On the second day, a brain storming session was organized at the instance of Dr N K Sanghi from RRA to work out a practicable method of moving forward and engaging with a larger community including NGOs and small farmers. The session highlighted that CA was not a package of practices, but a set of principles which as mentioned by Dr R K Gupta the previous day operated independently and collectively. The session stressed the contextual approach, which would take into account the needs of livestock and improvement of the overall productivity of the landscape. It was an approach that looked at specifics on a small plot of land and combined this with the general in the context of the landscape. How to create a research approach to issues instead of a blind adoption of practices was of prime significance.

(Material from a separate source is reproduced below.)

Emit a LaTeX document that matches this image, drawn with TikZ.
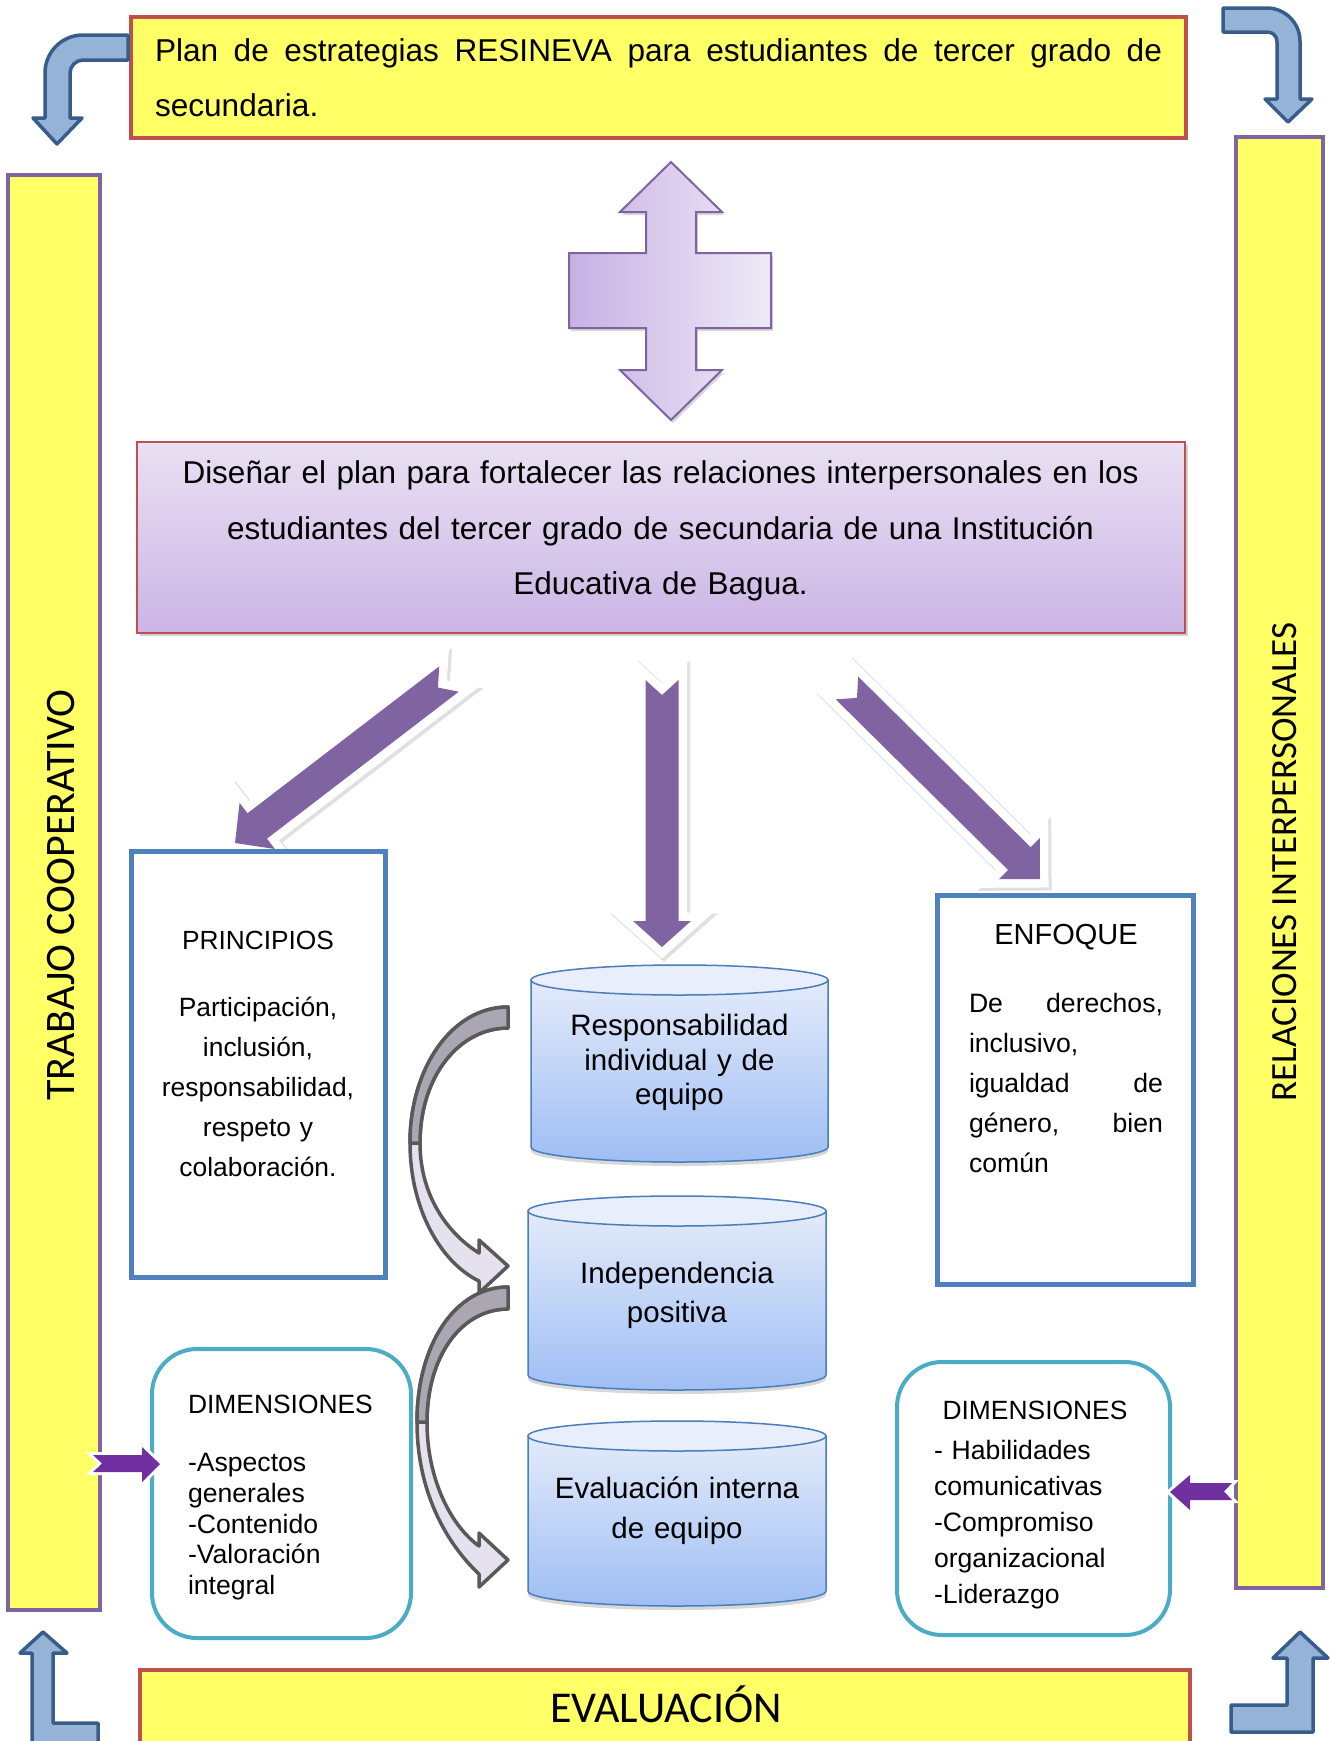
\documentclass[tikz,border=0pt]{standalone}
\usepackage{fontspec}
\setmainfont{Liberation Sans}
\newfontfamily\carl{Carlito}
\usetikzlibrary{calc,shadows}
\definecolor{yel}{HTML}{FFFF66}
\definecolor{redb}{HTML}{C0504D}
\definecolor{purb}{HTML}{8064A2}
\definecolor{blueb}{HTML}{4F81BD}
\definecolor{teal2}{HTML}{4BACC6}
\definecolor{darkp}{HTML}{7030A0}
\definecolor{bentfill}{HTML}{95B3D7}
\definecolor{bentdraw}{HTML}{385D8A}
\definecolor{cyldraw}{HTML}{4A7EBB}
\definecolor{cyltop}{HTML}{E3EBFA}
\definecolor{cylbot}{HTML}{9FBEF4}
\definecolor{cylcapc}{HTML}{E8EEFB}
\definecolor{curvd}{HTML}{595959}
\definecolor{curvdark}{HTML}{AAA7B2}
\definecolor{curvlight}{HTML}{E6E1EE}
\definecolor{midtop}{HTML}{E9E0F3}
\definecolor{midbot}{HTML}{CBB5E5}
\definecolor{crossl}{HTML}{C6B1E4}
\definecolor{crossr}{HTML}{EFEAF7}
\newcommand{\myfs}[2]{\fontsize{#1}{#2}\selectfont}
\newcommand{\jline}[2]{\leavevmode\hbox to #1{#2}}
% block arrow: style, tail, tip, shaft half, head half, head length, notch
\newcommand{\blockarrow}[7]{%
  \coordinate (bahead) at ($(#3)!#6!(#2)$);
  \path[#1] ($(#2)!#4!90:(#3)$) -- ($(bahead)!#4!90:(#3)$) -- ($(bahead)!#5!90:(#3)$) -- (#3)
    -- ($(bahead)!#5!-90:(#3)$) -- ($(bahead)!#4!-90:(#3)$) -- ($(#2)!#4!-90:(#3)$)
    -- ($(#2)!#7!(#3)$) -- cycle;}
% cylinder: center x, x radius, top y, bottom y
\newcommand{\mycyl}[4]{%
  \path[cylbody] ({#1-#2},#3) -- ({#1-#2},#4)
    .. controls ({#1-#2},#4+8.3) and ({#1-0.5523*#2},#4+15) .. (#1,#4+15)
    .. controls ({#1+0.5523*#2},#4+15) and ({#1+#2},#4+8.3) .. ({#1+#2},#4)
    -- ({#1+#2},#3) -- cycle;
  \path[cylcap] (#1,#3) ellipse [x radius=#2pt, y radius=15pt];}
\begin{document}
\begin{tikzpicture}[x=1pt,y=-1pt,
  ybox/.style={draw=redb,line width=4.5pt,fill=yel,inner sep=0pt},
  ybar/.style={draw=purb,line width=4pt,fill=yel,inner sep=0pt},
  bbox/.style={draw=blueb,line width=5pt,fill=white,inner sep=0pt},
  dbox/.style={draw=teal2,line width=4pt,fill=white,rounded corners=45pt,inner sep=0pt},
  bigarr/.style={fill=purb,
    preaction={draw=black!12,line width=19pt,line join=miter,transform canvas={xshift=2pt,yshift=-2pt}},
    preaction={draw=white,line width=17pt,line join=miter}},
  smallarr/.style={fill=darkp,preaction={draw=white,line width=6pt,line join=miter}},
  bent/.style={fill=bentfill,draw=bentdraw,line width=3.5pt,line join=round},
  cylbody/.style={draw=cyldraw,line width=1.5pt,top color=cyltop,bottom color=cylbot,drop shadow={opacity=0.3,shadow xshift=0pt,shadow yshift=-4pt}},
  cylcap/.style={draw=cyldraw,line width=1.5pt,fill=cylcapc},
  curv/.style={draw=curvd,line width=3.5pt,line join=round},
  txt/.style={inner sep=0pt,outer sep=0pt}
]
\useasboundingbox (0,0) rectangle (1330,1741);
\fill[white] (0,0) rectangle (1330,1741);

% side bars
\node[ybar,minimum width=92pt,minimum height=1435pt] (leftbar) at (54,892.5) {};
\node[ybar,minimum width=87pt,minimum height=1451pt] (rightbar) at (1279.5,862.5) {};
\node[txt,rotate=90,font=\carl\myfs{42}{42}] (lefttext) at (61,895) {TRABAJO COOPERATIVO};
\node[txt,rotate=90,font=\carl\myfs{37}{37}] (righttext) at (1285,862) {RELACIONES INTERPERSONALES};

% top box
\node[ybox,minimum width=1055pt,minimum height=121pt] (plan) at (658.5,77.5) {};
\node[txt,anchor=base west,text width=1007pt,align=left,font=\myfs{31.6}{55.5}] (plantext) at (155,61)
  {\jline{1007pt}{Plan \hfill de \hfill estrategias \hfill RESINEVA \hfill para \hfill estudiantes \hfill de \hfill tercer \hfill grado \hfill de}\\secundaria.};

% cross arrow
\path[draw=purb,line width=2pt,left color=crossl,right color=crossr,drop shadow={opacity=0.3,shadow xshift=2pt,shadow yshift=-3pt}]
  (671,162) -- (722,212) -- (696,212) -- (696,253) -- (771,253) -- (771,328) -- (696,328) -- (696,370)
  -- (722,370) -- (671,420) -- (620,370) -- (646,370) -- (646,328) -- (569,328) -- (569,253)
  -- (646,253) -- (646,212) -- (620,212) -- cycle;

% goal box
\node[draw=redb,line width=1.5pt,top color=midtop,bottom color=midbot,minimum width=1048pt,minimum height=191pt,inner sep=0pt,drop shadow={opacity=0.35,shadow xshift=3pt,shadow yshift=-3pt}] (goal) at (661,537.5) {};
\node[txt,anchor=base,text width=1040pt,align=center,font=\myfs{31.5}{55.5}] (goaltext) at (660.5,483.5)
  {Diseñar el plan para fortalecer las relaciones interpersonales en los\\estudiantes del tercer grado de secundaria de una Institución\\Educativa de Bagua.};

% big purple arrows
\coordinate (aLt) at (449,679); \coordinate (aLh) at (235,843);
\coordinate (aMt) at (662,680); \coordinate (aMh) at (662,947);
\coordinate (aRt) at (847,688); \coordinate (aRh) at (1040,879);
\blockarrow{bigarr}{aLt}{aLh}{16pt}{29pt}{28pt}{14pt}
\blockarrow{bigarr}{aMt}{aMh}{16.5pt}{29pt}{26pt}{15pt}
\blockarrow{bigarr}{aRt}{aRh}{16pt}{29pt}{29pt}{14pt}

% principios
\node[bbox,minimum width=254pt,minimum height=426pt] (principios) at (258,1064) {};
\node[txt,anchor=base,font=\myfs{26.3}{30}] (principiosh) at (258,949.5) {PRINCIPIOS};
\node[txt,anchor=base,text width=240pt,align=center,font=\myfs{26.4}{40}] (principiost) at (258,1016.5)
  {Participación,\\inclusión,\\responsabilidad,\\respeto y\\colaboración.};

% enfoque
\node[bbox,minimum width=256pt,minimum height=389pt] (enfoque) at (1065,1089.5) {};
\node[txt,anchor=base,font=\myfs{29}{30}] (enfoqueh) at (1066,944.5) {ENFOQUE};
\node[txt,anchor=base west,text width=194pt,align=left,font=\myfs{26.6}{40}] (enfoquet) at (969,1012)
  {\jline{194pt}{De \hfill derechos,}\\inclusivo,\\\jline{194pt}{igualdad \hfill de}\\\jline{194pt}{género, \hfill bien}\\común};

% cylinders
\mycyl{679.5}{148.5}{980}{1147}
\mycyl{677}{149}{1211}{1375}
\mycyl{677}{149}{1436}{1591}
\node[txt,anchor=base,text width=290pt,align=center,font=\myfs{29.5}{34.5}] (cyl1) at (679.5,1035.5)
  {Responsabilidad\\individual y de\\equipo};
\node[txt,anchor=base,text width=290pt,align=center,font=\myfs{29.5}{39}] (cyl2) at (677,1283.5)
  {Independencia\\positiva};
\node[txt,anchor=base,text width=290pt,align=center,font=\myfs{29.5}{40}] (cyl3) at (677,1498.5)
  {Evaluación interna\\de equipo};

% curved arrows
\path[curv,fill=curvlight] (508,1007) .. controls (452,1007) and (410,1068) .. (410,1143)
  .. controls (410,1208) and (440,1262) .. (479,1281) -- (479,1293) -- (508,1266) -- (479,1240) -- (479,1253)
  .. controls (447,1233) and (420,1195) .. (420,1143) .. controls (420,1075) and (460,1028) .. (508,1028) -- cycle;
\path[curv,fill=curvdark] (508,1007) .. controls (452,1007) and (410,1068) .. (410,1143)
  -- (420,1143) .. controls (420,1075) and (460,1028) .. (508,1028) -- cycle;
\path[curv,fill=curvlight] (508,1287) .. controls (455,1287) and (417,1345) .. (417,1422)
  .. controls (417,1490) and (445,1542) .. (479,1574) -- (479,1587) -- (508,1560) -- (479,1533) -- (479,1546)
  .. controls (450,1525) and (427,1478) .. (427,1422) .. controls (427,1355) and (462,1309) .. (508,1309) -- cycle;
\path[curv,fill=curvdark] (508,1287) .. controls (455,1287) and (417,1345) .. (417,1422)
  -- (427,1422) .. controls (427,1355) and (462,1309) .. (508,1309) -- cycle;

% dimensiones
\node[dbox,minimum width=259pt,minimum height=289pt] (dimL) at (281.5,1493.5) {};
\node[txt,anchor=base west,font=\myfs{26.4}{30}] (dimLh) at (188,1413.5) {DIMENSIONES};
\node[txt,anchor=base west,text width=215pt,align=left,font=\myfs{26.6}{30.75}] (dimLt) at (188,1471.5)
  {-Aspectos\\generales\\-Contenido\\-Valoración\\integral};
\node[dbox,minimum width=273pt,minimum height=273pt] (dimR) at (1033.5,1498.5) {};
\node[txt,anchor=base,font=\myfs{26.4}{30}] (dimRh) at (1035,1419.5) {DIMENSIONES};
\node[txt,anchor=base west,text width=230pt,align=left,font=\myfs{26.6}{36}] (dimRt) at (934,1459.5)
  {- Habilidades\\comunicativas\\-Compromiso\\organizacional\\-Liderazgo};

% small purple arrows
\path[smallarr] (93,1455) -- (142,1455) -- (142,1447) -- (160,1464) -- (142,1482) -- (142,1472) -- (93,1472) -- (102,1463.5) -- cycle;
\path[smallarr] (1232,1483) -- (1190,1483) -- (1190,1475) -- (1170,1492) -- (1190,1510) -- (1190,1500) -- (1232,1500) -- (1224,1491.5) -- cycle;

% evaluacion
\node[ybox,minimum width=1050pt,minimum height=100pt] (evaluacion) at (665,1720) {};
\node[txt,anchor=base,font=\carl\myfs{44}{44}] (evaltext) at (666,1722) {EVALUACIÓN};

% bent corner arrows
\path[bent] (128,35) -- (83,35) .. controls (62,35) and (45,52) .. (45,73) -- (45,118) -- (33,118) -- (57,144)
  -- (82,118) -- (70,118) -- (70,73) .. controls (70,66) and (76,60) .. (83,60) -- (128,60) -- cycle;
\path[bent] (1223,8) -- (1267,8) .. controls (1285,8) and (1300,23) .. (1300,41) -- (1300,99) -- (1312,99)
  -- (1288,122) -- (1265,99) -- (1277,99) -- (1277,42) .. controls (1277,36) and (1273,32) .. (1267,32) -- (1223,32) -- cycle;
\path[bent] (43,1632) -- (67,1653) -- (53,1653) -- (53,1723) -- (98,1723) -- (98,1750) -- (32,1750) -- (32,1653) -- (20,1653) -- cycle;
\path[bent] (1300,1632) -- (1328,1658) -- (1313,1658) -- (1313,1732) -- (1231,1732) -- (1231,1705) -- (1287,1705) -- (1287,1658) -- (1273,1658) -- cycle;
\end{tikzpicture}
\end{document}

The meeting also highlighted the need for an adequate support structure at the district level to facilitate farmers’ initiatives and keep them abreast of the latest developments while providing the benefit of basic facilities. The need to upgrade and provide flexibility to the services that can be provided at the district level was also examined. The role of State and National support agencies for policy advocacy was also examined critically. The need for multi-locational ground level experimentation and up-scaling involving CBOs and NGOs was also discussed. CASA, AMEF, RRA and SPWD agreed to work out appropriate collaborations for this to happen.